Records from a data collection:
• • •
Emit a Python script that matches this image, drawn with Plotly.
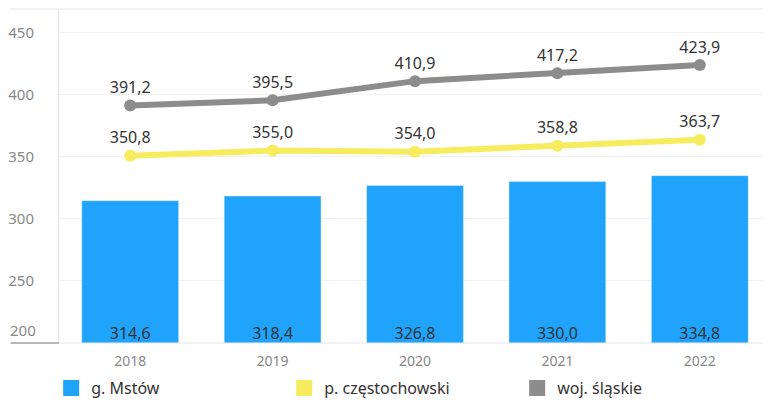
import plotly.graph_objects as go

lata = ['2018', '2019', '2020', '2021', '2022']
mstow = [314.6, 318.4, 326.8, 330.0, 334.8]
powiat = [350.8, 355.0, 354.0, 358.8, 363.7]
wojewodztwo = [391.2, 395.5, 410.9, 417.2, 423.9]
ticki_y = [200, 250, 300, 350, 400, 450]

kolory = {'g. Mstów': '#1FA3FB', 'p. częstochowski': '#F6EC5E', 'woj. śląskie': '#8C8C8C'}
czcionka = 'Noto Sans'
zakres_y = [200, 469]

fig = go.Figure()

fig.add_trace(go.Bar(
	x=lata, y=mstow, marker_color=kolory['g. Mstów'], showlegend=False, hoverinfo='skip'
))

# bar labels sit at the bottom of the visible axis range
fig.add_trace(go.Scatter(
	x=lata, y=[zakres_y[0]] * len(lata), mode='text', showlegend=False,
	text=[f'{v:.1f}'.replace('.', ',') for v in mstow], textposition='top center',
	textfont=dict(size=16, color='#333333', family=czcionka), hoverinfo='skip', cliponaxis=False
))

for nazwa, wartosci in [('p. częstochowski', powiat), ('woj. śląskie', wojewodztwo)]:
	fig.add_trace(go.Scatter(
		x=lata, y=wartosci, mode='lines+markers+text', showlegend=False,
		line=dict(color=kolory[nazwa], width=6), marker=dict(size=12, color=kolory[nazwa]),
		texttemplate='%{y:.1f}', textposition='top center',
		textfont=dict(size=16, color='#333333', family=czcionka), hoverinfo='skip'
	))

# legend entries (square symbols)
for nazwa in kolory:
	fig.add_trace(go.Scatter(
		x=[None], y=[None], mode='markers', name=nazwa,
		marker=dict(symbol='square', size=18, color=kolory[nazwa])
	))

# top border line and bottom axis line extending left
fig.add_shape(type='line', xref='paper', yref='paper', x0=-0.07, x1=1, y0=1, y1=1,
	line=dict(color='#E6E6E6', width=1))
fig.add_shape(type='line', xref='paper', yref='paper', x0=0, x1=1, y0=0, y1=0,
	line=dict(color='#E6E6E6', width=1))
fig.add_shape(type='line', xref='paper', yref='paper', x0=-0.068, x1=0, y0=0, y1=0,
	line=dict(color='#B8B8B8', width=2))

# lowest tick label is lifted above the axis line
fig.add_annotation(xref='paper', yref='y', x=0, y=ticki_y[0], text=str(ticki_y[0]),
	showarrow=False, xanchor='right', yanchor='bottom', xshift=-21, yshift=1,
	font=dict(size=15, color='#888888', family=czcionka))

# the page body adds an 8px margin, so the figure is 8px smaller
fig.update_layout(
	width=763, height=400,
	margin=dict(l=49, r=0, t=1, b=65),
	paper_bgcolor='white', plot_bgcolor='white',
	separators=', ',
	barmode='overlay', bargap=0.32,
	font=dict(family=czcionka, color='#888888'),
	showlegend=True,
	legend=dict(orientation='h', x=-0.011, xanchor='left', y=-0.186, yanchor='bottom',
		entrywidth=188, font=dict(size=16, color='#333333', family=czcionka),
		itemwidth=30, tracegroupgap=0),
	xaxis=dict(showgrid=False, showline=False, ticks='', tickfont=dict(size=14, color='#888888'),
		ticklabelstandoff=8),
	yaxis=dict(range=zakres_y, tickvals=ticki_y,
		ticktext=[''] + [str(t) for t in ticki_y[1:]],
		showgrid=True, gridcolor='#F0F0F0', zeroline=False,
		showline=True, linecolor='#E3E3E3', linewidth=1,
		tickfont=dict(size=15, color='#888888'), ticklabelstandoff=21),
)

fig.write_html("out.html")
• • •
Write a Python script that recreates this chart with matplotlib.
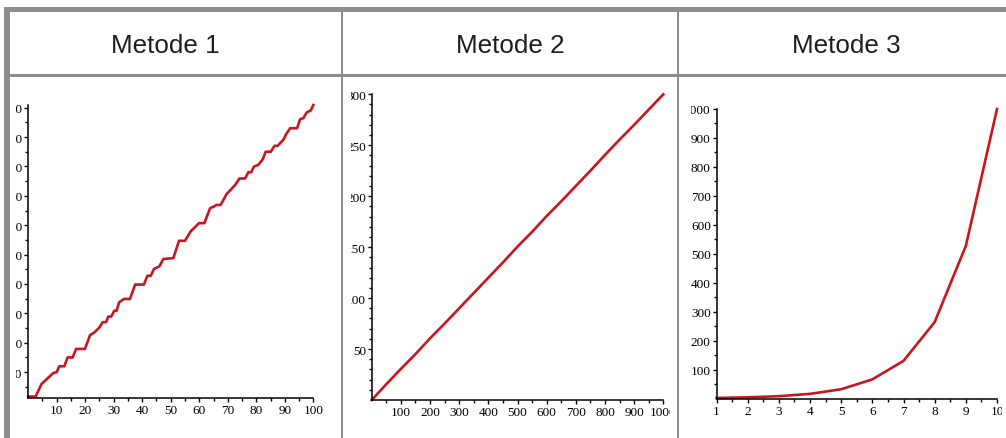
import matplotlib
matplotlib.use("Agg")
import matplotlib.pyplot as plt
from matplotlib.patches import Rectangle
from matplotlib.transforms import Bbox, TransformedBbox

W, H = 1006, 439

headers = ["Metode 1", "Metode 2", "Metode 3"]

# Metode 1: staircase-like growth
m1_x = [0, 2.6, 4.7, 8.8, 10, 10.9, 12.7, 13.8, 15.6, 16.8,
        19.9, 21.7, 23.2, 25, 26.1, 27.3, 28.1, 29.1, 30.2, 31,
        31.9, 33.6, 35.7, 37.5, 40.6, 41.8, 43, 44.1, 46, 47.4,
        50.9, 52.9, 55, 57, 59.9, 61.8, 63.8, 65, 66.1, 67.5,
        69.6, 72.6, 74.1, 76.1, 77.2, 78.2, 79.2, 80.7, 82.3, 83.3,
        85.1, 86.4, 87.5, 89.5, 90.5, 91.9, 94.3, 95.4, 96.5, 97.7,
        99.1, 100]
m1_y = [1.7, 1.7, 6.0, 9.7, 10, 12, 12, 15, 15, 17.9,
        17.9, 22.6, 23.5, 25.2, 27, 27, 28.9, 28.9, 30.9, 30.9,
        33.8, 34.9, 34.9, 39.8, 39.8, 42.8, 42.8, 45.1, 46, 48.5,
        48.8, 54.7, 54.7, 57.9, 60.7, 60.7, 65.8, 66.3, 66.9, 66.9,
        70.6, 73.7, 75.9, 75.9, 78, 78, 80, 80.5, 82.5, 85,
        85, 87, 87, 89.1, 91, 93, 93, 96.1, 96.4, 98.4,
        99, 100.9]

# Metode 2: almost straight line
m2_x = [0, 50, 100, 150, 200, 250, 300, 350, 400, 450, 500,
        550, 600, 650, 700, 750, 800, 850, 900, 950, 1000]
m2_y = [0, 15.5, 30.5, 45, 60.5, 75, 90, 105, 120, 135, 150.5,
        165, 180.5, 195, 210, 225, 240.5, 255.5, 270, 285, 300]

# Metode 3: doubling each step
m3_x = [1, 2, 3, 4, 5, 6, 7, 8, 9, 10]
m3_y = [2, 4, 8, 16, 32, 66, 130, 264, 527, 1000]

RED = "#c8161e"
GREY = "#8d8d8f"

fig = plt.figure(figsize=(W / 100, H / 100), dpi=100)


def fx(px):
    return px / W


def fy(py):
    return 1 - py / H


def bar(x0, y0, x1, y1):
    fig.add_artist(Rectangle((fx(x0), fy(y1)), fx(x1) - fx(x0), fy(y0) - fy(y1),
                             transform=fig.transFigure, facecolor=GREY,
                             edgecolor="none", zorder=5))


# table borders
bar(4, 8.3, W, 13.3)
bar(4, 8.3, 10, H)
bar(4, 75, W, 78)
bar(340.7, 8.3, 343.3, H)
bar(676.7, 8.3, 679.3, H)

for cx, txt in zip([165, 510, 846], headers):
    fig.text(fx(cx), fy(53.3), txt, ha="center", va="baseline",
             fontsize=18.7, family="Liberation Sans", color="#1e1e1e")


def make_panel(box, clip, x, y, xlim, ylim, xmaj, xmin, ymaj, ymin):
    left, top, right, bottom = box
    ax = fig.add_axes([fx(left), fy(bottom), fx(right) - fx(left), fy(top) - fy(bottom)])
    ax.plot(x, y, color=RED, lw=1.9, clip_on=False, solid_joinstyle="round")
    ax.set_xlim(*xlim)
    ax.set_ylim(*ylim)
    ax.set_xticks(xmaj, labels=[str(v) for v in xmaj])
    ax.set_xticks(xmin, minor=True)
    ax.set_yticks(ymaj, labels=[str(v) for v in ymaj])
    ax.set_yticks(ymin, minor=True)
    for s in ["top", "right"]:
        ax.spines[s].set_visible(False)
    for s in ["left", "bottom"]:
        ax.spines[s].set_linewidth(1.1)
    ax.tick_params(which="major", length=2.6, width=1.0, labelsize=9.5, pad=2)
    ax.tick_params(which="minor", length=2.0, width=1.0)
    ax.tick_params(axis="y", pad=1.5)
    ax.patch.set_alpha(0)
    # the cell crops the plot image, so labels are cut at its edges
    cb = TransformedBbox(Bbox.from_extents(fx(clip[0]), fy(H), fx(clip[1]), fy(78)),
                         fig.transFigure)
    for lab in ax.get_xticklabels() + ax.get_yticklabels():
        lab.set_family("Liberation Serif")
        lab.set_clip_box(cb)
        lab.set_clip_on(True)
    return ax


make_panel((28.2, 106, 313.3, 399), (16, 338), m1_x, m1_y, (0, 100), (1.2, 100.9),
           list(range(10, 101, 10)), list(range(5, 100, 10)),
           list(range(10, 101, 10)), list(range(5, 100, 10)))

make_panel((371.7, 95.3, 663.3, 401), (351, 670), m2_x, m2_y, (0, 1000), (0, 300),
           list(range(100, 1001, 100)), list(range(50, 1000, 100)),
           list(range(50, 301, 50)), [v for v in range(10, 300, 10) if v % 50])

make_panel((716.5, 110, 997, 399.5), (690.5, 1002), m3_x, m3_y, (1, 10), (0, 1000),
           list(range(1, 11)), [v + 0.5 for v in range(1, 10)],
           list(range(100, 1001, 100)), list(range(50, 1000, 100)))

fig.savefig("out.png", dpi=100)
• • •
# TASK OBJECTIVE
Repeat exactly, and only, the lines from the one containing "Emit a Python" through the one containing "ticki_y = [200, 250, 300, 350, 400, 450]", both included, without the pictures.

# SOLUTION TO THE PROBLEM
Emit a Python script that matches this image, drawn with Plotly.
import plotly.graph_objects as go

lata = ['2018', '2019', '2020', '2021', '2022']
mstow = [314.6, 318.4, 326.8, 330.0, 334.8]
powiat = [350.8, 355.0, 354.0, 358.8, 363.7]
wojewodztwo = [391.2, 395.5, 410.9, 417.2, 423.9]
ticki_y = [200, 250, 300, 350, 400, 450]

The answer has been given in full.